» **WHAT YOU SHOULD DO**: Gather all lines in the entries that include the word "with".

» **RECORDS SUPPLIED**:
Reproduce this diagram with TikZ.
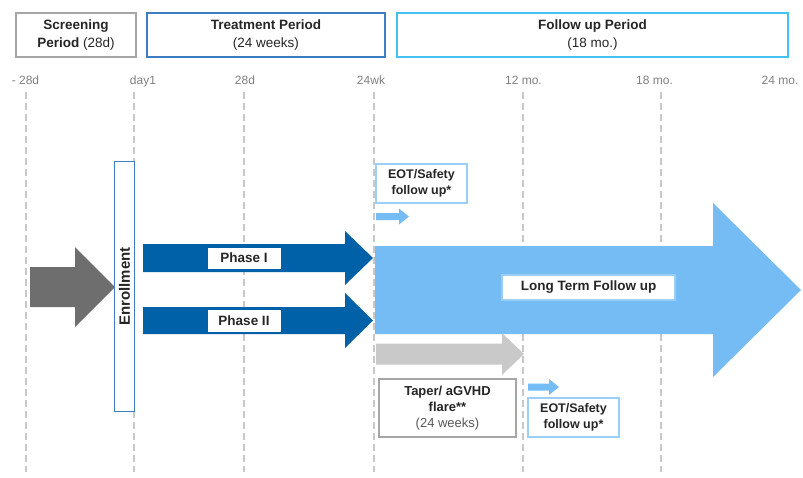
\documentclass[tikz,border=0pt]{standalone}
\usepackage{fontspec}
\setmainfont{Liberation Sans}
\definecolor{txt}{HTML}{262626}
\definecolor{ticktxt}{HTML}{7F7F7F}
\definecolor{grid}{HTML}{C8C8C8}
\definecolor{navy}{HTML}{0060A8}
\definecolor{sky}{HTML}{75BCF5}
\definecolor{darkgrey}{HTML}{6E6E6E}
\definecolor{lightgrey}{HTML}{C9C9C9}
\definecolor{boxgrey}{HTML}{A6A6A6}
\definecolor{boxblue}{HTML}{3D7EC2}
\definecolor{boxcyan}{HTML}{45C2F2}
\definecolor{boxpale}{HTML}{9CCFF5}
\tikzset{
  hdr/.style={draw, line width=1.6pt, fill=white},
  hdrtext/.style={align=center, font=\fontsize{13.5}{17.5}\selectfont, text=txt, inner sep=0pt},
  ticklabel/.style={font=\fontsize{12}{14}\selectfont, text=ticktxt, inner sep=0pt, anchor=base},
  gridline/.style={draw=grid, line width=1.1pt, dash pattern=on 7pt off 4pt},
  labelbox/.style={draw=#1, fill=white, line width=1pt, inner sep=0pt},
  lbltext/.style={font=\bfseries\fontsize{13.5}{16}\selectfont, text=txt, align=center, inner sep=0pt},
  eottext/.style={font=\bfseries\fontsize{12.5}{15.5}\selectfont, text=txt, align=center, inner sep=0pt},
}
% block arrow: style, tail x, head base x, tip x, centre y, shaft half height, head half height
\newcommand\blockarrow[7]{%
  \fill[#1] (#2,{#5-#6}) -- (#3,{#5-#6}) -- (#3,{#5-#7}) -- (#4,#5)
    -- (#3,{#5+#7}) -- (#3,{#5+#6}) -- (#2,{#5+#6}) -- cycle;}
\begin{document}
\begin{tikzpicture}[x=1pt, y=-1pt]
\useasboundingbox (0,0) rectangle (803,477);

% period headers
\draw[hdr, draw=boxgrey] (16,13) rectangle (136,57);
\node[hdrtext] (scr) at (76,35) {\textbf{Screening}\\\textbf{Period} (28d)};
\draw[hdr, draw=boxblue] (147,13) rectangle (385,57);
\node[hdrtext] (trt) at (266,35) {\textbf{Treatment Period}\\(24 weeks)};
\draw[hdr, draw=boxcyan, line width=2pt] (397,13) rectangle (788,57);
\node[hdrtext] (fup) at (592.5,35) {\textbf{Follow up Period}\\(18 mo.)};

% time axis labels
\node[ticklabel] (t1) at (25.5,84.5) {- 28d};
\node[ticklabel] (t2) at (143,84.5) {day1};
\node[ticklabel] (t3) at (245,84.5) {28d};
\node[ticklabel] (t4) at (371,84.5) {24wk};
\node[ticklabel] (t5) at (523.5,84.5) {12 mo.};
\node[ticklabel] (t6) at (654.5,84.5) {18 mo.};
\node[ticklabel] (t7) at (780,84.5) {24 mo.};

% vertical guide lines
\foreach \gx in {26,134,244,374,523,661}
  \draw[gridline] (\gx,92) -- (\gx,472);

% screening arrow into enrollment
\blockarrow{darkgrey}{30}{75}{115}{287}{20}{40}

% enrollment bar
\draw[draw=boxblue, fill=white, line width=1pt] (114,161) rectangle (134,411);
\node[rotate=90, font=\bfseries\fontsize{15}{17}\selectfont, text=txt, inner sep=0pt] (enr) at (124.5,286.5) {Enrollment};

% treatment phases
\blockarrow{navy}{143}{345}{373}{258}{14}{27}
\node[labelbox=navy, minimum width=74pt, minimum height=22pt] (p1) at (244,258) {};
\node[lbltext] at (p1) {Phase I};
\blockarrow{navy}{143}{345}{373}{320.5}{13.5}{27.5}
\node[labelbox=navy, minimum width=74pt, minimum height=23pt] (p2) at (244,320.5) {};
\node[lbltext] at (p2) {Phase II};

% long term follow up
\blockarrow{sky}{375}{713}{801}{290}{44}{87}
\node[labelbox=boxpale, line width=1.2pt, minimum width=173pt, minimum height=25pt] (ltf) at (588.5,287.5) {};
\node[lbltext] at (ltf) {Long Term Follow up};

% end of treatment (upper)
\node[labelbox=boxpale, line width=1.2pt, minimum width=91pt, minimum height=39pt] (eot1) at (421.5,183.5) {};
\node[eottext] at (eot1) {EOT/Safety\\follow up*};
\blockarrow{sky}{376}{399}{409}{216.5}{3.5}{8}

% taper
\blockarrow{lightgrey}{376}{502}{524}{354}{10.5}{21}
\draw[draw=boxgrey, fill=white, line width=1.2pt] (379,379) rectangle (516,437);
\node[align=center, inner sep=0pt, font=\fontsize{13}{16}\selectfont, text=txt] (tap) at (447.5,408) {\textbf{Taper/ aGVHD}\\\textbf{flare**}\\{\color{darkgrey!80!black}(24 weeks)}};

% end of treatment (lower)
\blockarrow{sky}{528}{549}{559}{387}{3.5}{8}
\node[labelbox=boxpale, line width=1.2pt, minimum width=91pt, minimum height=39pt] (eot2) at (573.5,417.5) {};
\node[eottext] at (eot2) {EOT/Safety\\follow up*};
\end{tikzpicture}
\end{document}
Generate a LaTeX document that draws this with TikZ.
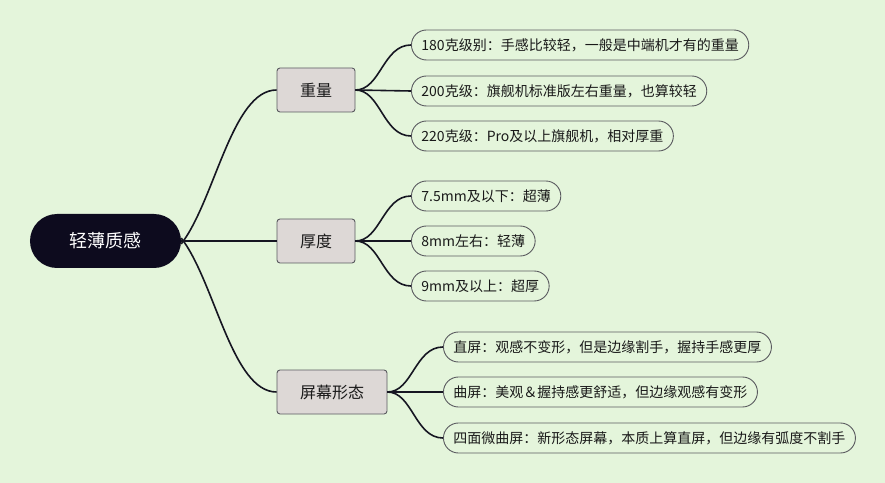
\documentclass[tikz,border=0pt]{standalone}
\usepackage{fontspec}
\setmainfont{Noto Sans CJK SC}
\definecolor{bg}{RGB}{228,245,219}
\definecolor{rootfill}{RGB}{13,11,30}
\definecolor{branchfill}{RGB}{221,216,214}
\definecolor{edgegray}{RGB}{90,90,95}
\definecolor{linec}{RGB}{22,22,34}
\tikzset{
  rootbox/.style={draw=none, fill=rootfill, text=white, rounded corners=27bp,
    minimum width=151bp, minimum height=54bp, font=\fontsize{18bp}{20bp}\selectfont},
  branchbox/.style={draw=edgegray, line width=0.9bp, fill=branchfill, rounded corners=3bp,
    minimum height=44bp, inner xsep=0bp, text=black!90, font=\fontsize{16bp}{18bp}\selectfont},
  leafbox/.style={draw=edgegray, line width=0.9bp, fill=bg, rounded corners=15bp, anchor=west,
    minimum height=30bp, inner xsep=10bp, inner ysep=0bp, text=black!90,
    font=\fontsize{14bp}{16bp}\selectfont},
  conn/.style={draw=linec, line width=1.6bp},
}
\begin{document}
\begin{tikzpicture}[x=1bp,y=-1bp]
\fill[bg] (0,0) rectangle (885,483);
\useasboundingbox (0,0) rectangle (885,483);

\node[rootbox] (root) at (105.5,241) {轻薄质感};
\node[branchbox, minimum width=78bp] (b1) at (316,90) {重量};
\node[branchbox, minimum width=78bp] (b2) at (316,241) {厚度};
\node[branchbox, minimum width=110bp] (b3) at (332,392) {屏幕形态};

\node[leafbox] (l11) at (411,45) {180克级别：手感比较轻，一般是中端机才有的重量};
\node[leafbox] (l12) at (411,91) {200克级：旗舰机标准版左右重量，也算较轻};
\node[leafbox] (l13) at (411,136) {220克级：Pro及以上旗舰机，相对厚重};

\node[leafbox] (l21) at (411,196) {7.5mm及以下：超薄};
\node[leafbox] (l22) at (411,241) {8mm左右：轻薄};
\node[leafbox] (l23) at (411,286) {9mm及以上：超厚};

\node[leafbox] (l31) at (443,347) {直屏：观感不变形，但是边缘割手，握持手感更厚};
\node[leafbox] (l32) at (443,392) {曲屏：美观＆握持感更舒适，但边缘观感有变形};
\node[leafbox] (l33) at (443,438) {四面微曲屏：新形态屏幕，本质上算直屏，但边缘有弧度不割手};

\begin{scope}[on background layer/.style={}]
\draw[conn] ([yshift=-3bp]root.east) .. controls (215,200) and (232,90) .. (b1.west);
\draw[conn] (root.east) -- (b2.west);
\draw[conn] ([yshift=3bp]root.east) .. controls (215,282) and (232,392) .. (b3.west);

\foreach \l in {l11,l13}{
  \draw[conn] (b1.east) .. controls +(25,0) and +(-28,0) .. (\l.west);
}
\draw[conn] (b1.east) -- (l12.west);
\foreach \l in {l21,l23}{
  \draw[conn] (b2.east) .. controls +(25,0) and +(-28,0) .. (\l.west);
}
\draw[conn] (b2.east) -- (l22.west);
\foreach \l in {l31,l33}{
  \draw[conn] (b3.east) .. controls +(25,0) and +(-28,0) .. (\l.west);
}
\draw[conn] (b3.east) -- (l32.west);
\end{scope}
\end{tikzpicture}
\end{document}
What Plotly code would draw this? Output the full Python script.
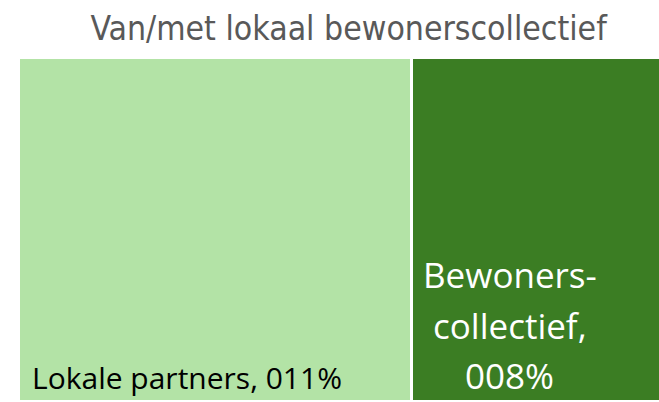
import plotly.graph_objects as go

categories = ["Lokale partners", "Bewonerscollectief"]
values = [11, 8]
left_label = "Lokale partners, 011%"
right_label_lines = ["Bewoners-", "collectief,", "008%"]
colors = ["#b3e3a6", "#3b7d23"]

x_centers = []
acc = 0
for v in values:
    x_centers.append(acc + v / 2)
    acc += v

fig = go.Figure()
for i, (c, v) in enumerate(zip(categories, values)):
    fig.add_trace(go.Bar(
        x=[x_centers[i]], y=[1], width=[v], name=c,
        marker=dict(color=colors[i], line=dict(color="white", width=3)),
        hoverinfo="name",
    ))

label_font = "Open Sans, Segoe UI, sans-serif"
fig.add_annotation(x=0.3, y=0.0, xref="x", yref="y", text=left_label,
                   xanchor="left", yanchor="bottom", showarrow=False, yshift=2,
                   font=dict(family=label_font, size=30, color="#000000"))
for line, shift in zip(right_label_lines, [102, 51, 1]):
    fig.add_annotation(x=values[0] + 2.73, y=0.0, xref="x", yref="y", text=line,
                       xanchor="center", yanchor="bottom", showarrow=False, yshift=shift,
                       font=dict(family=label_font, size=35, color="#ffffff"))

fig.update_layout(
    width=659, height=402,
    margin=dict(l=19, r=0, t=58, b=0),
    paper_bgcolor="white", plot_bgcolor="white",
    showlegend=False, bargap=0,
    title=dict(text="Van/met lokaal bewonerscollectief", x=0.529, xanchor="center",
               y=0.93, yanchor="middle",
               font=dict(family="Liberation Sans Narrow, DejaVu Sans Condensed, sans-serif",
                         size=33.5, color="#595959")),
    xaxis=dict(range=[0, 17.9], visible=False, fixedrange=True),
    yaxis=dict(range=[0, 1], visible=False, fixedrange=True),
)

fig.write_html("out.html", config={"displayModeBar": False},
               post_script="document.body.style.margin='0';document.body.style.overflow='hidden';")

» **COMPLETED TASK**:
Reproduce this diagram with TikZ.
Generate a LaTeX document that draws this with TikZ.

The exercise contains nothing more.